[Start]
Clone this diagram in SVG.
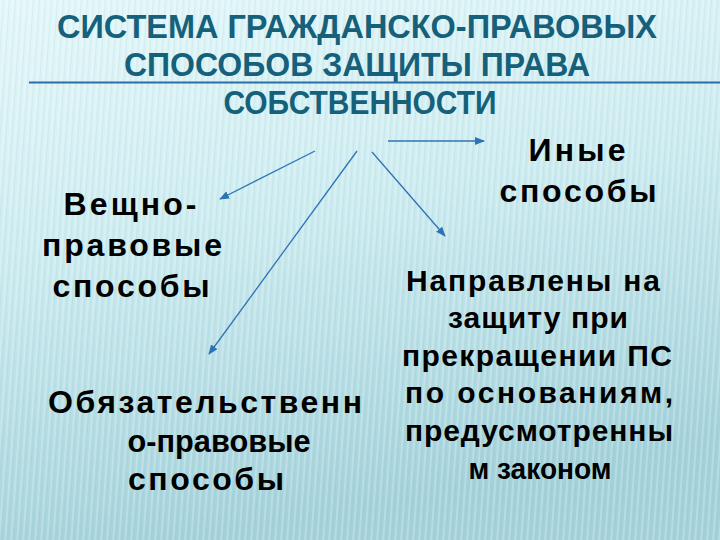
<svg xmlns="http://www.w3.org/2000/svg" width="720" height="540" viewBox="0 0 720 540">
<defs>
<linearGradient id="bg" x1="0" y1="0" x2="0.25" y2="1">
<stop offset="0" stop-color="#e4f7f9"/>
<stop offset="0.45" stop-color="#cdecf0"/>
<stop offset="1" stop-color="#a3d1da"/>
</linearGradient>
<pattern id="stripes" width="6" height="540" patternUnits="userSpaceOnUse" patternTransform="skewX(-4)">
<rect x="0" y="0" width="2" height="540" fill="#ffffff" opacity="0.22"/>
<rect x="3" y="0" width="1" height="540" fill="#7fb8c4" opacity="0.12"/>
</pattern>
<marker id="ah" markerUnits="userSpaceOnUse" markerWidth="10" markerHeight="8" refX="9" refY="4" orient="auto">
<path d="M0,0 L10,4 L0,8 Z" fill="#2e74b5"/>
</marker>
<style>
.title{font-family:"Liberation Sans",Arial,sans-serif;font-weight:bold;font-size:33px;fill:#15607a;text-anchor:middle}
.lbl{font-family:"Liberation Sans",Arial,sans-serif;font-weight:bold;font-size:32px;fill:#000000;text-anchor:middle}
.sm{font-size:30px}
.conn{stroke:#2e74b5;stroke-width:1.3;fill:none;marker-end:url(#ah)}
</style>
</defs>
<rect width="720" height="540" fill="url(#bg)"/>
<rect width="720" height="540" fill="url(#stripes)"/>
<g id="title">
<text class="title" x="357" y="38" textLength="600" lengthAdjust="spacingAndGlyphs">СИСТЕМА ГРАЖДАНСКО-ПРАВОВЫХ</text>
<text class="title" x="357" y="76" textLength="466" lengthAdjust="spacingAndGlyphs">СПОСОБОВ ЗАЩИТЫ ПРАВА</text>
<text class="title" x="360" y="114" textLength="273" lengthAdjust="spacingAndGlyphs">СОБСТВЕННОСТИ</text>
<line x1="29" y1="82.5" x2="720" y2="82.5" stroke="#2a6ea8" stroke-width="2"/>
</g>
<g id="connectors">
<line class="conn" x1="315" y1="151" x2="220" y2="199"/>
<line class="conn" x1="357" y1="151" x2="209" y2="354"/>
<line class="conn" x1="372" y1="152" x2="445" y2="236"/>
<line class="conn" x1="388" y1="141" x2="484" y2="141"/>
</g>
<g id="node-veshno">
<text class="lbl" x="130" y="215" textLength="133" lengthAdjust="spacing">Вещно-</text>
<text class="lbl" x="132" y="256" textLength="180" lengthAdjust="spacing">правовые</text>
<text class="lbl" x="131" y="297" textLength="157" lengthAdjust="spacing">способы</text>
</g>
<g id="node-inye">
<text class="lbl" x="577" y="161" textLength="97" lengthAdjust="spacing">Иные</text>
<text class="lbl" x="578" y="202" textLength="157" lengthAdjust="spacing">способы</text>
</g>
<g id="node-obyaz">
<text class="lbl" x="205" y="413" textLength="314" lengthAdjust="spacing">Обязательственн</text>
<text class="lbl" x="219" y="452" textLength="183" lengthAdjust="spacingAndGlyphs">о-правовые</text>
<text class="lbl" x="206" y="490" textLength="156" lengthAdjust="spacing">способы</text>
</g>
<g id="node-napravleny">
<text class="lbl sm" x="533" y="291" textLength="254" lengthAdjust="spacing">Направлены на</text>
<text class="lbl sm" x="538" y="328" textLength="180" lengthAdjust="spacing">защиту при</text>
<text class="lbl sm" x="537" y="366" textLength="270" lengthAdjust="spacing">прекращении ПС</text>
<text class="lbl sm" x="539" y="403" textLength="268" lengthAdjust="spacing">по основаниям,</text>
<text class="lbl sm" x="539" y="441" textLength="268" lengthAdjust="spacing">предусмотренны</text>
<text class="lbl sm" x="540" y="479" textLength="143" lengthAdjust="spacingAndGlyphs">м законом</text>
</g>
</svg>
[End]
_OBJECTIVE_
Repeat verbatim all the material, but not the pictures.

_FINISHED EXERCISE_
Clone this diagram in SVG.
<svg xmlns="http://www.w3.org/2000/svg" width="720" height="540" viewBox="0 0 720 540">
<defs>
<linearGradient id="bg" x1="0" y1="0" x2="0.25" y2="1">
<stop offset="0" stop-color="#e4f7f9"/>
<stop offset="0.45" stop-color="#cdecf0"/>
<stop offset="1" stop-color="#a3d1da"/>
</linearGradient>
<pattern id="stripes" width="6" height="540" patternUnits="userSpaceOnUse" patternTransform="skewX(-4)">
<rect x="0" y="0" width="2" height="540" fill="#ffffff" opacity="0.22"/>
<rect x="3" y="0" width="1" height="540" fill="#7fb8c4" opacity="0.12"/>
</pattern>
<marker id="ah" markerUnits="userSpaceOnUse" markerWidth="10" markerHeight="8" refX="9" refY="4" orient="auto">
<path d="M0,0 L10,4 L0,8 Z" fill="#2e74b5"/>
</marker>
<style>
.title{font-family:"Liberation Sans",Arial,sans-serif;font-weight:bold;font-size:33px;fill:#15607a;text-anchor:middle}
.lbl{font-family:"Liberation Sans",Arial,sans-serif;font-weight:bold;font-size:32px;fill:#000000;text-anchor:middle}
.sm{font-size:30px}
.conn{stroke:#2e74b5;stroke-width:1.3;fill:none;marker-end:url(#ah)}
</style>
</defs>
<rect width="720" height="540" fill="url(#bg)"/>
<rect width="720" height="540" fill="url(#stripes)"/>
<g id="title">
<text class="title" x="357" y="38" textLength="600" lengthAdjust="spacingAndGlyphs">СИСТЕМА ГРАЖДАНСКО-ПРАВОВЫХ</text>
<text class="title" x="357" y="76" textLength="466" lengthAdjust="spacingAndGlyphs">СПОСОБОВ ЗАЩИТЫ ПРАВА</text>
<text class="title" x="360" y="114" textLength="273" lengthAdjust="spacingAndGlyphs">СОБСТВЕННОСТИ</text>
<line x1="29" y1="82.5" x2="720" y2="82.5" stroke="#2a6ea8" stroke-width="2"/>
</g>
<g id="connectors">
<line class="conn" x1="315" y1="151" x2="220" y2="199"/>
<line class="conn" x1="357" y1="151" x2="209" y2="354"/>
<line class="conn" x1="372" y1="152" x2="445" y2="236"/>
<line class="conn" x1="388" y1="141" x2="484" y2="141"/>
</g>
<g id="node-veshno">
<text class="lbl" x="130" y="215" textLength="133" lengthAdjust="spacing">Вещно-</text>
<text class="lbl" x="132" y="256" textLength="180" lengthAdjust="spacing">правовые</text>
<text class="lbl" x="131" y="297" textLength="157" lengthAdjust="spacing">способы</text>
</g>
<g id="node-inye">
<text class="lbl" x="577" y="161" textLength="97" lengthAdjust="spacing">Иные</text>
<text class="lbl" x="578" y="202" textLength="157" lengthAdjust="spacing">способы</text>
</g>
<g id="node-obyaz">
<text class="lbl" x="205" y="413" textLength="314" lengthAdjust="spacing">Обязательственн</text>
<text class="lbl" x="219" y="452" textLength="183" lengthAdjust="spacingAndGlyphs">о-правовые</text>
<text class="lbl" x="206" y="490" textLength="156" lengthAdjust="spacing">способы</text>
</g>
<g id="node-napravleny">
<text class="lbl sm" x="533" y="291" textLength="254" lengthAdjust="spacing">Направлены на</text>
<text class="lbl sm" x="538" y="328" textLength="180" lengthAdjust="spacing">защиту при</text>
<text class="lbl sm" x="537" y="366" textLength="270" lengthAdjust="spacing">прекращении ПС</text>
<text class="lbl sm" x="539" y="403" textLength="268" lengthAdjust="spacing">по основаниям,</text>
<text class="lbl sm" x="539" y="441" textLength="268" lengthAdjust="spacing">предусмотренны</text>
<text class="lbl sm" x="540" y="479" textLength="143" lengthAdjust="spacingAndGlyphs">м законом</text>
</g>
</svg>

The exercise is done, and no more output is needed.